Once mixed, cover the filling and refrigerate it for 15 minutes. Chilling firms the fat in the cream cheese, which is what allows it to hold a clean, visible layer instead of oozing outward the moment it touches warm batter.

Loaf Pan Size and Bake Time: Getting a Fully Set Center
Use a standard 9 by 5 inch loaf pan. A smaller 8 by 4 inch pan will overflow, since this batter volume is designed for the larger size.
Bake at 350°F for 55 to 65 minutes. Because the center contains raw egg-based filling, the usual toothpick test in the exact middle is unreliable, since a little cream cheese residue there is expected.
Instead, test just to the side of center, in the pure pumpkin batter. That spot should come out clean or with a few moist crumbs, never wet batter.
Freezing and Storing Pumpkin Bread with Cream Cheese Filling
Cool the loaf completely on a wire rack before storing, which takes at least one hour. Slicing or wrapping it warm traps steam and turns the crumb gummy.
Because of the cream cheese layer, this bread must be refrigerated, not left at room temperature like a plain quick bread. Store it wrapped tightly for up to five days in the fridge.

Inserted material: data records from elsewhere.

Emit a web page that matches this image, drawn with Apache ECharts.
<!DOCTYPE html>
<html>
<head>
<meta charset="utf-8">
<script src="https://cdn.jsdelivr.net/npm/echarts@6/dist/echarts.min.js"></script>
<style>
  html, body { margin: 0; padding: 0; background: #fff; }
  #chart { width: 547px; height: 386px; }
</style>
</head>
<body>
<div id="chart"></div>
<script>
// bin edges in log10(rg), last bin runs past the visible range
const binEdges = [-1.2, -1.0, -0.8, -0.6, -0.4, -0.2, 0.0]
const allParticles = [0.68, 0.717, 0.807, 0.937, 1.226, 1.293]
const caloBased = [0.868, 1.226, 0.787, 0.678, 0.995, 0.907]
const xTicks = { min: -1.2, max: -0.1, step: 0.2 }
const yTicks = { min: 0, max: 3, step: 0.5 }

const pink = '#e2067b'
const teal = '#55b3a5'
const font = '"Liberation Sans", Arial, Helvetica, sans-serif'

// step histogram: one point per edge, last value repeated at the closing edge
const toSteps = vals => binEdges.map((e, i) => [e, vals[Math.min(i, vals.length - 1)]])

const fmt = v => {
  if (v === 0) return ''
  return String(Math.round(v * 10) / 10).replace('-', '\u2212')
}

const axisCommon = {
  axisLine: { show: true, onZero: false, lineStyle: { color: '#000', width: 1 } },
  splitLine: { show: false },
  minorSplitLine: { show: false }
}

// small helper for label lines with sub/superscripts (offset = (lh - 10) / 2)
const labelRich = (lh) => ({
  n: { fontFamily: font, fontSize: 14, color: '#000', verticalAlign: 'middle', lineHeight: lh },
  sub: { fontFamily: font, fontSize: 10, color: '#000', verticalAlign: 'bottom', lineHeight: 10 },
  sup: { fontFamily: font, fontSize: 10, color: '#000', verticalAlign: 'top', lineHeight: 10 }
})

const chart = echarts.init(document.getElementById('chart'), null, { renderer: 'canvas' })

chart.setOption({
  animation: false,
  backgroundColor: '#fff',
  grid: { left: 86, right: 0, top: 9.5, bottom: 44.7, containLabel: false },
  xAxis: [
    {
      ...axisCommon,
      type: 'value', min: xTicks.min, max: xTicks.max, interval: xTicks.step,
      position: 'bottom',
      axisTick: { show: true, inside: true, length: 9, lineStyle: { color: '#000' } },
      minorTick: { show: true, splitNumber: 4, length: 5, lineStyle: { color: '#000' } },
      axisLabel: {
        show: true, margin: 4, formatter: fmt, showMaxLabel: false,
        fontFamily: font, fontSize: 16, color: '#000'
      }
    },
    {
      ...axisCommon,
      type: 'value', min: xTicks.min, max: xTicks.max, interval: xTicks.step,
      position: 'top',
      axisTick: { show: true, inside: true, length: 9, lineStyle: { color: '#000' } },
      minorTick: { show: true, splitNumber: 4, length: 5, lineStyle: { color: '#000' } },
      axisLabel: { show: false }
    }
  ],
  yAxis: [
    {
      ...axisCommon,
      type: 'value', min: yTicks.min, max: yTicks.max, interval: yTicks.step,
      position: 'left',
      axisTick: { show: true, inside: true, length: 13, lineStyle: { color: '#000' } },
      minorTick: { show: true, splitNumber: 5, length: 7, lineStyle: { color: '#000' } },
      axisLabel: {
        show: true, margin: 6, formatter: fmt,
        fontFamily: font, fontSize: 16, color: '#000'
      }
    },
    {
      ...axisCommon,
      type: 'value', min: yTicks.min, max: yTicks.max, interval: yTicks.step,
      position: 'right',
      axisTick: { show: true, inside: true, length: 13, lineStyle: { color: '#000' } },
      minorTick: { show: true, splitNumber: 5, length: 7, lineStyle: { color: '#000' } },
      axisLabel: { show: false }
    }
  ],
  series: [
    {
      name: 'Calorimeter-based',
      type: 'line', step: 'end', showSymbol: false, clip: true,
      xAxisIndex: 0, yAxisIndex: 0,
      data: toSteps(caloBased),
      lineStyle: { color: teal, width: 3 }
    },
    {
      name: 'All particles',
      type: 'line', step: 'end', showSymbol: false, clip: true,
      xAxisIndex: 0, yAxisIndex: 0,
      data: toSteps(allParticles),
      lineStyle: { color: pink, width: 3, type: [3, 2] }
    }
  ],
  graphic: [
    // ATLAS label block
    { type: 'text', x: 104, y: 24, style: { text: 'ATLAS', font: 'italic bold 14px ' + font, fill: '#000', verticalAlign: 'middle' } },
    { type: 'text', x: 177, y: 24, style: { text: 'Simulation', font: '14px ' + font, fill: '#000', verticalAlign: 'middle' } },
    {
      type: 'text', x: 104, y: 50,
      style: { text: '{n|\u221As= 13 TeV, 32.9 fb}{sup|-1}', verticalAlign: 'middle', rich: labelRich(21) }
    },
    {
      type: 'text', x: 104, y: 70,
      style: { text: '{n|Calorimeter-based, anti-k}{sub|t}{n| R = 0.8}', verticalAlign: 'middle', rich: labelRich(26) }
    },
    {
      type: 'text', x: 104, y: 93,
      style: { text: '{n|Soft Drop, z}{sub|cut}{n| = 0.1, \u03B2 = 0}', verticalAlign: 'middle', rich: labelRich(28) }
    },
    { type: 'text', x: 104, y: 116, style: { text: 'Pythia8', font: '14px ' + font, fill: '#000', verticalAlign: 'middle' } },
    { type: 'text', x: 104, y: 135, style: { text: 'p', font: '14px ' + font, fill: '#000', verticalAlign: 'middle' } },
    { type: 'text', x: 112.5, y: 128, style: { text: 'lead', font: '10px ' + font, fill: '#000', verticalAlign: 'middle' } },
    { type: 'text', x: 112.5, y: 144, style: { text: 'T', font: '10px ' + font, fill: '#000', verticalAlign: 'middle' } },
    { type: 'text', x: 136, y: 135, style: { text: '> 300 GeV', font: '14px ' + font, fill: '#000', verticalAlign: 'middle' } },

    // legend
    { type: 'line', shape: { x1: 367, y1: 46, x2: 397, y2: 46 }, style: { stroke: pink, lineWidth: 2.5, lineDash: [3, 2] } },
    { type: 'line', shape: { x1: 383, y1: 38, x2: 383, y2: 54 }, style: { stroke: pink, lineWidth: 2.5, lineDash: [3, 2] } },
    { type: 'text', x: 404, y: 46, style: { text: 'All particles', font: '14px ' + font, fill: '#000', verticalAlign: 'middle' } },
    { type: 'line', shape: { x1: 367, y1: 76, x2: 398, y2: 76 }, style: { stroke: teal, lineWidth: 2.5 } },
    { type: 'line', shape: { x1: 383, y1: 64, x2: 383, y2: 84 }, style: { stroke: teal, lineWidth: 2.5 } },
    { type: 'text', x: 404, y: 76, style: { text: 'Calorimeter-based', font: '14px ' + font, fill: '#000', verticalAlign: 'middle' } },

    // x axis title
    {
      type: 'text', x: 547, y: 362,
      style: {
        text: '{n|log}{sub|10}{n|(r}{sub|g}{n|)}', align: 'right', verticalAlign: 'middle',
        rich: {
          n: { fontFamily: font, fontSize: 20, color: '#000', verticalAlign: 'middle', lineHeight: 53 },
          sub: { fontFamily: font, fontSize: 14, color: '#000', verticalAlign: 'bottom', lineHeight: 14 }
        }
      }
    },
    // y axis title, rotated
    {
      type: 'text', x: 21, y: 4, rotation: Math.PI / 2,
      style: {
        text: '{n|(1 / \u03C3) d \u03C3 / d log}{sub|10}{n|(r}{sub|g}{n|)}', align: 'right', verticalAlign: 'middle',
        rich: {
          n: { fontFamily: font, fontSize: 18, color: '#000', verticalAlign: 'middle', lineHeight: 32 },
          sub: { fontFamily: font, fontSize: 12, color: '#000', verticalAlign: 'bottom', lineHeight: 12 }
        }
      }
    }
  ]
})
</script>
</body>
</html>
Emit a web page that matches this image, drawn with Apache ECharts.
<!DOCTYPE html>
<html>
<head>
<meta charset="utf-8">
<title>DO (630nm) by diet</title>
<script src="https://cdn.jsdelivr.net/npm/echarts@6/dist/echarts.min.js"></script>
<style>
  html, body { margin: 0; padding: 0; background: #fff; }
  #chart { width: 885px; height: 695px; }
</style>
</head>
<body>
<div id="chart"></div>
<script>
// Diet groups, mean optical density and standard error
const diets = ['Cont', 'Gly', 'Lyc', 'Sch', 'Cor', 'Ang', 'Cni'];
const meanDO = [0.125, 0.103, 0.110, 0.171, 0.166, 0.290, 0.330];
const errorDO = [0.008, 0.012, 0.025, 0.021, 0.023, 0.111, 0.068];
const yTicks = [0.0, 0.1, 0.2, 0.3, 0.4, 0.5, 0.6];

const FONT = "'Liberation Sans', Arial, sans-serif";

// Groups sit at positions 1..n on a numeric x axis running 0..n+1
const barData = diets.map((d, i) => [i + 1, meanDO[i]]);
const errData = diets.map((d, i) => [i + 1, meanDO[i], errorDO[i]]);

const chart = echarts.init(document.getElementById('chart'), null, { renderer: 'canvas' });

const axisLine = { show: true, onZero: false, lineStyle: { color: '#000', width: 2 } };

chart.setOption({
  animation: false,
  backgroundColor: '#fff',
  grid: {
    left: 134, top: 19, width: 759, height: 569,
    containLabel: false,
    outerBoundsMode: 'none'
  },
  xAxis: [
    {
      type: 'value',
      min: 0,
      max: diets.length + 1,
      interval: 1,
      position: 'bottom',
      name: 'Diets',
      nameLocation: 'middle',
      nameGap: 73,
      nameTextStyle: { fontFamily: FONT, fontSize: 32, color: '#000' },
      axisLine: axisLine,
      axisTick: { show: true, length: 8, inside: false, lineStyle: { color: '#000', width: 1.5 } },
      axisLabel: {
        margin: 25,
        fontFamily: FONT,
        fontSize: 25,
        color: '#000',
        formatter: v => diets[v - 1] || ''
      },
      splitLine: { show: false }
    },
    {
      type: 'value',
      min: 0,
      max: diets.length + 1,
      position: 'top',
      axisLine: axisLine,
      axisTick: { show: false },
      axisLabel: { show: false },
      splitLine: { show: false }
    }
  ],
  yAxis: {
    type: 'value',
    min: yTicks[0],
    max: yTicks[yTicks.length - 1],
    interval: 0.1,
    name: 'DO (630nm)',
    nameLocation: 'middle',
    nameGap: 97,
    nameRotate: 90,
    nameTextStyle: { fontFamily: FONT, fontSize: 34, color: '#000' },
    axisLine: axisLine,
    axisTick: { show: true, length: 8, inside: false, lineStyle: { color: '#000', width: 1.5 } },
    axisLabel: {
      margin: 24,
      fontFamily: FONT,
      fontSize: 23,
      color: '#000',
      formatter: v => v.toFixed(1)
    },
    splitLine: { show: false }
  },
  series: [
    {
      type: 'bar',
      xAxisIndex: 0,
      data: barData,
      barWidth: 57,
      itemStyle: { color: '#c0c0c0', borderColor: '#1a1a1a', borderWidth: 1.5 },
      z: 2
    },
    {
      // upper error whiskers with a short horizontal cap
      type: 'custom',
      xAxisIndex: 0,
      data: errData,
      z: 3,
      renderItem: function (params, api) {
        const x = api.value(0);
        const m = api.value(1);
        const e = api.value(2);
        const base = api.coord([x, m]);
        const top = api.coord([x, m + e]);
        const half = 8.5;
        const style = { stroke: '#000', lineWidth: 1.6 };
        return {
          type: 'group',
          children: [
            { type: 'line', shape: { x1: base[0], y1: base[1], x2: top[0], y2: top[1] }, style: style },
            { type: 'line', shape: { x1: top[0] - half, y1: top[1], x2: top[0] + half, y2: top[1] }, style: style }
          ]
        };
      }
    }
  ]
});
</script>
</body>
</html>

To freeze, wrap the fully cooled loaf, or individual slices, tightly in plastic wrap, then foil. It keeps well in the freezer for up to two months. Thaw overnight in the refrigerator before serving.
Frequently Asked Questions
Pumpkin Bread with Cream Cheese Filling
A moist, spiced pumpkin quick bread with a thick, tangy cream cheese layer that stays centered in every slice instead of sinking to the bottom.

- 9 by 5 inch loaf pan
- Kitchen scale or dry measuring cups
- Two mixing bowls
- Electric hand mixer or stand mixer
- Rubber spatula
- Wire cooling rack
- Instant read thermometer (optional)
- 8 oz (226g) full fat block cream cheese, softened
- 1/4 cup (50g) granulated sugar
- 1 large egg
- 1 tablespoon (8g) all purpose flour
- 1/2 teaspoon vanilla extract
- 1 3/4 cups (220g) all purpose flour
- 1 teaspoon baking soda
- 1/2 teaspoon baking powder
- 1/2 teaspoon fine sea salt
- 2 teaspoons pumpkin pie spice
- 1 cup (225g) canned pumpkin puree, not pie filling
- 1/2 cup (100g) granulated sugar
- 1/2 cup (110g) packed brown sugar
- 1/2 cup (120ml) vegetable oil
- 2 large eggs
- 1 teaspoon vanilla extract
- Make and chill the filling Beat the softened cream cheese, sugar, egg, flour, and vanilla with a hand mixer until completely smooth with no lumps. Cover and refrigerate for 15 minutes while you make the batter. Chilling firms the filling so it holds its shape as a distinct layer instead of spreading thin.
- Preheat and prep the pan Preheat your oven to 350°F (175°C). Grease a 9 by 5 inch loaf pan and line the bottom with a strip of parchment paper for easy removal.
- Mix the dry ingredients Whisk together the flour, baking soda, baking powder, salt, and pumpkin pie spice in a medium bowl. Set aside.
- Build the pumpkin batter In a large bowl, whisk the pumpkin puree, granulated sugar, brown sugar, oil, eggs, and vanilla until smooth. Fold in the dry ingredients with a spatula, mixing just until no streaks of flour remain. The batter should feel thick and hold its shape on the spatula, not run off in a thin stream. If it feels thin, your pumpkin puree may be extra wet, so add one to two extra tablespoons of flour to compensate.
- Layer the batter and filling Pour two thirds of the pumpkin batter into the prepared pan and spread it evenly. Spoon the chilled cream cheese filling down the center in a straight line, leaving a small border of batter visible around the edges. Top with the remaining pumpkin batter, spreading gently to fully cover the filling without pressing down.
- Bake the loaf Bake for 55 to 65 minutes. Test with a toothpick inserted just beside the center, in the pumpkin batter rather than straight through the filling. It should come out clean or with a few moist crumbs. If the top browns too quickly before the center sets, tent it loosely with foil for the final 15 minutes.
- Cool completely before slicing Cool the loaf in the pan for 15 minutes, then transfer it to a wire rack to cool completely, at least one hour. Slicing too early will compress the cream cheese layer and make the crumb look gummy even though it is fully baked.
Nutritional values are estimates calculated using standard USDA food composition data. Actual values will vary based on the specific brands of pumpkin puree and cream cheese used, and exact slice size.